Learning something–anything–doesn’t mean being a passive container into which information is poured; it’s an action that requires agency.

This way of thinking is often applied to politics, both the consumerist model of relationships and the transmission model of communication.[1] It’s a train wreck way of thinking about communication of any sort, but especially politics.

The consumerist model of going to a restaurant does apply to the actual customers—the consumers of what the restaurant offers. They can choose to come back to that restaurant or not on the basis of whether that restaurant gives them what they want. If you choose not to buy a car because the advertising doesn’t really speak to you, or you choose to buy a car because you love the rhetoric about that car, well, you do you. You can buy (consume) whatever car you choose on whatever bases you choose.

Currently, the dominant model for thinking about politics is that voters are consumers. This is a recent model, from the mid twentieth century, as far as I can tell. [2] The argument is that if voters like the “message” a party portrays, then they should vote for that party. It’s up to the party and political figures to provide an appealing product (policies, rhetoric). Voters are passively sitting at the table waiting to be sold a product. Like the student who doesn’t feel obligated to read the syllabus or assignment sheet, voters aren’t seen as responsible for educating themselves about the issues.

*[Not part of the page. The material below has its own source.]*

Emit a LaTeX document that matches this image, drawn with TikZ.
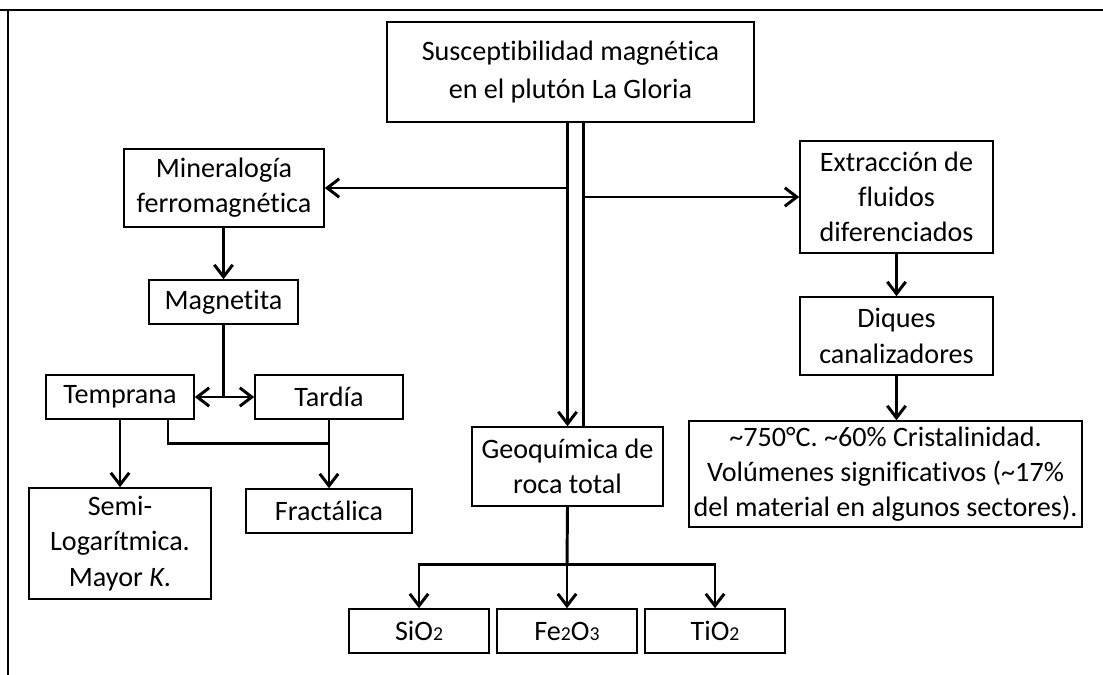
\documentclass[tikz,border=0pt]{standalone}
\usepackage{fontspec}
\setmainfont{Carlito}[Ligatures=NoCommon]
\usetikzlibrary{arrows.meta,positioning,calc}
\newlength{\px}
\setlength{\px}{0.025cm}
\newcommand{\quimsub}[1]{{\fontsize{14pt}{14pt}\selectfont #1}}

\begin{document}
\begin{tikzpicture}[x=0.025cm, y=-0.025cm, font=\fontsize{20pt}{25pt}\selectfont,
  caja/.style={draw, line width=1.1pt, align=center, inner sep=0pt},
  linea/.style={line width=2.1pt},
  flecha/.style={line width=2.1pt, -{Straight Barb[length=3mm,width=4.6mm]}},
  dflecha/.style={line width=2.1pt, {Straight Barb[length=3mm,width=4.6mm]}-{Straight Barb[length=3mm,width=4.6mm]}}]
\useasboundingbox (0,0) rectangle (1103,675);
% marco
\draw[line width=1.2pt] (0,10) -- (1103,10);
\draw[line width=1.6pt] (8,10) -- (8,675);
% =================== cajas ===================
\node[caja, minimum width=367\px, minimum height=100\px] (sus) at (570.5,72)
   {Susceptibilidad magnética\\[2pt]en el plutón La Gloria};
\node[caja, minimum width=200\px, minimum height=78\px] (mine) at (224,188)
   {Mineralogía\\ferromagnética};
\node[caja, minimum width=149\px, minimum height=44\px] (magn) at (223.5,302) {Magnetita};
\node[caja, minimum width=148\px, minimum height=44\px] (temp) at (120,397) {Temprana};
\node[caja, minimum width=148\px, minimum height=44\px] (tard) at (329,397) {Tardía};
\node[caja, minimum width=182\px, minimum height=111\px] (semi) at (120,543.5)
   {Semi-\\Logarítmica.\\Mayor \textit{K}.};
\node[caja, minimum width=166\px, minimum height=44\px] (frac) at (329,511) {Fractálica};
\node[caja, minimum width=191\px, minimum height=79\px] (geo) at (567.5,466.5)
   {Geoquímica de\\roca total};
\node[caja, minimum width=140\px, minimum height=44\px] (sio) at (419,631) {SiO\quimsub{2}};
\node[caja, minimum width=140\px, minimum height=44\px] (feo) at (567,631) {Fe\quimsub{2}O\quimsub{3}};
\node[caja, minimum width=140\px, minimum height=44\px] (tio) at (715,631) {TiO\quimsub{2}};
\node[caja, minimum width=193\px, minimum height=112\px] (extr) at (896.5,197)
   {Extracción de\\fluidos\\diferenciados};
\node[caja, minimum width=193\px, minimum height=78\px] (diq) at (896.5,336)
   {Diques\\canalizadores};
\node[caja, minimum width=393\px, minimum height=106\px] (crist) at (885.5,474)
   {\textasciitilde750°C. \textasciitilde60\% Cristalinidad.\\
    Volúmenes significativos (\textasciitilde17\%\\
    del material en algunos sectores).};
% =================== conectores ===================
% doble linea central
\draw[flecha] (sus.south -| geo.north) -- (geo.north);
\draw[linea] ([xshift=16\px]sus.south -| geo.north) -- ([xshift=16\px]geo.north);
\draw[flecha] (mine.east -| geo.north) -- (mine.east);
\draw[flecha] ([xshift=16\px]geo.north |- extr.west) -- (extr.west);
% rama izquierda
\draw[flecha] (mine.south -| magn.north) -- (magn.north);
\coordinate (split) at (magn.south |- temp.east);
\draw[linea] (magn.south) -- (split);
\draw[dflecha] (temp.east) -- (tard.west);
\draw[flecha] (temp.south) -- (semi.north);
\coordinate (jn) at ($(frac.north)+(0,-45)$);
\draw[linea] ([xshift=48\px]temp.south) |- (tard.south |- jn) -- (tard.south);
\draw[flecha] (jn) -- (frac.north);
% rama central
\coordinate (ramal) at ($(feo.north)+(0,-44)$);
\draw[linea] (geo.south) -- (ramal);
\draw[flecha] (ramal) -| (sio.north);
\draw[flecha] (ramal) -| (tio.north);
\draw[flecha] (ramal) -- (feo.north);
% rama derecha
\draw[flecha] (extr.south) -- (diq.north);
\draw[flecha] (diq.south) -- (diq.south |- crist.north);
\end{tikzpicture}
\end{document}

In a democracy, voters aren’t sitting at a table wanting to be given the most pleasing product in the most timely manner.

Voters are the servers.

[1] One of my many crank theories is that the transmission model of communication is necessarily tied to consumerist models of interactions, but I’m not sure why that is the case.
[2] Prior to that, voters were described as needing to be able to deliberate—you can see that in The Federalist Papers, for instance. The reasoning behind the electoral college, and indirect election of Senators, was that voters didn’t have enough information to deliberate about the competence of people they didn’t know.)